Six months after its creation, the Princeton Open Campus Coalition is now considering recognition from the University as an officially registered student group, according to Thomas Dunne, deputy dean of Undergraduate Students.
According to Dunne, a campus student-run organization that uses “Princeton” in its group name needs to register with the University and be affiliated with the University. Dunne said that ODUS plans to clarify this policy over the summer.
Dunne noted that he discussed the registration process with members of POCC on Wednesday.
The POCC is a student group co-founded in November 2015 by Joshua Zuckerman ’16 and nine other individuals. According to a description on its Facebook page, the POCC’s goal is to protect the “diversity of thought and the right of all students to advance their academic and personal convictions in a manner free from intimidation.”
According to Zuckerman, since POCC’s birth, the administration has never objected to POCC’s use of the word “Princeton” in its name. Furthermore, he stated that he believes the group’s name is not in violation of University policies.
The term “student organization” is never clearly defined in “Rights, Rules, Responsibilities,” Zuckerman explained.
“Under ODUS's own rules, we do not qualify as a student organization because ‘RRR’ says ‘student organizations’ rather than ‘students,’ he noted.
“We have never used the Princeton shield or attempted to financially profit off use of the word 'Princeton,'” Zuckerman added.
Earlier this spring, Zuckerman, on behalf of the coalition, delivered a testimony about the state of free speech at the University to the House Ways and Means Committee in Washington, DC.
Aleksandra Czulak ’17, Undergraduate Student Government president, declined to comment on whether POCC has violated University policies.
However, she noted that companies, alumni and fellowships who used or tried to use the Princeton name have run into controversies before.
She cited Section 1.4.11 of “Rights, Rules, Responsibilities” which states that “no individual or organization may use Princeton University’s name... or any marks that suggest Princeton University or any Princeton University organization, except to the extent such individual or organization has been authorized by the proper University officials or as permitted under trademark law.”
According to Dunne, registering an organization with ODUS comes with several benefits, such as inclusion in the activities fair and eligibility to reserve rooms on campus.
“I can’t really think of a reason why a group would not want to be registered with the University. I think it’s a very clear-end process that’s not particularly onerous,” Dunne said. “I’ve been here 16 years and I can’t think of instances where groups have actively spurned University recognition,” Dunne added.
However, Zuckerman noted that as POCC is a new student group, registering as an official student organization has not been a priority, especially as POCC does not want to receive any University funding.
In an interview with with the Daily Princetonian conducted before his meeting with Dunne on Wednesday, Zuckerman also noted that there are also considerable costs to registering with ODUS.

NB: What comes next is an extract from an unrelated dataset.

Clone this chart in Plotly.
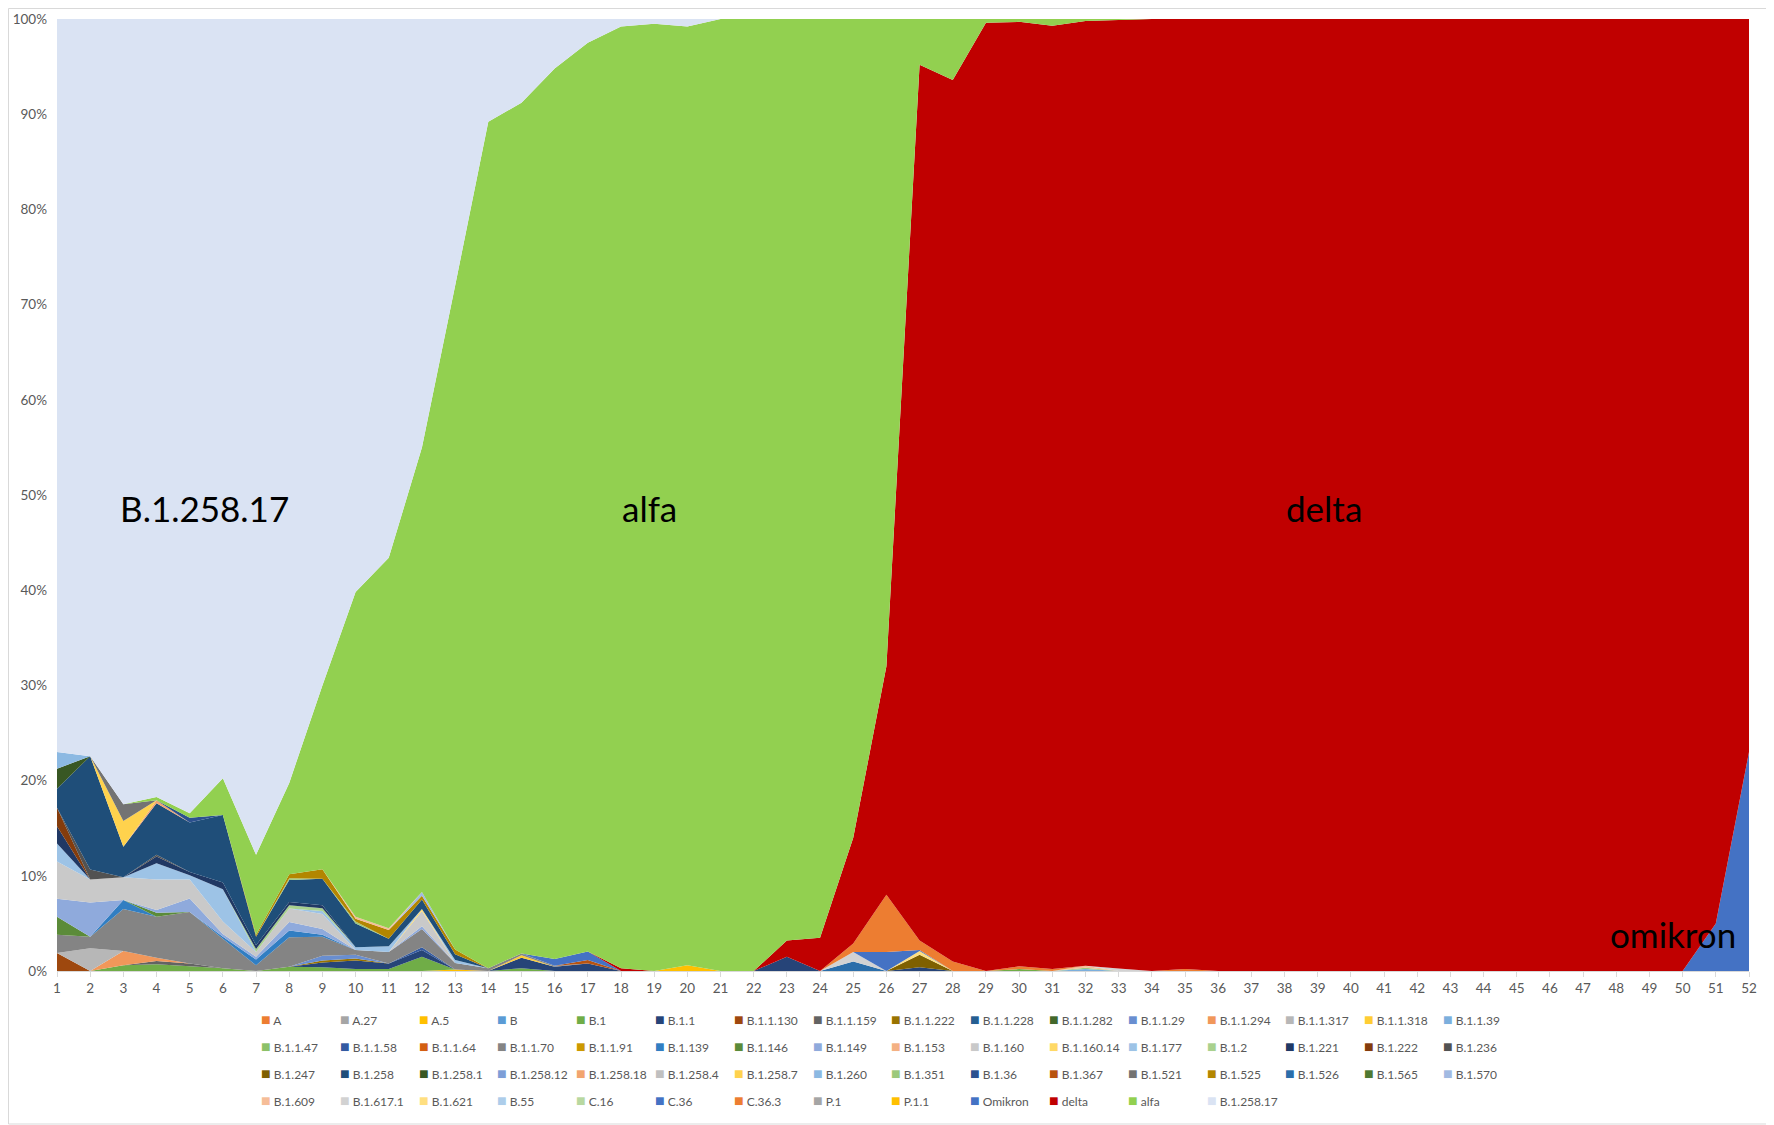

For instance, all official student groups must have a president and a treasurer, Zuckerman explained.
“We do not wish to restructure ourselves in this manner,” Zuckerman said.
After Wednesday’s meeting, Zuckerman said that Dunne had indicated ODUS's willingness to compromise on the issue of having a president in the meeting.
"We would simply have a 'representative' or 'contact person.' Dean Dunne would not make an exception just for us; he indicated that he wanted to change policy so any organization could choose not to have a president. We would be required to have a treasurer, but we're fine with that," Zuckerman said.
Zuckerman also said that the University Office of Trademark Licensing has not raised issues about the group’s name.
"I don't want to speculate about what actions various University bureaucrats may or may not take in the hypothetical situation in which we don't register as a student group," Zuckerman said.
However, Zuckerman said that during the meeting, Dunne also mentioned that student groups are not allowed to co-sponsor events with outside entities.
"This policy has not been clearly explained or seriously enforced; it's uncertain whether unregistered student groups are outside entities," Zuckerman said.
Zuckerman noted that the Black Justice League, which is not a registered student group, has co-sponsored an event with the Department of African American Studies, and POCC has also co-sponsored events with Whig-Clio.
"Registering will ensure that we will not violate the clarified policy," Zuckerman said.
Zuckerman noted that the POCC has not reached any final decisions on registration.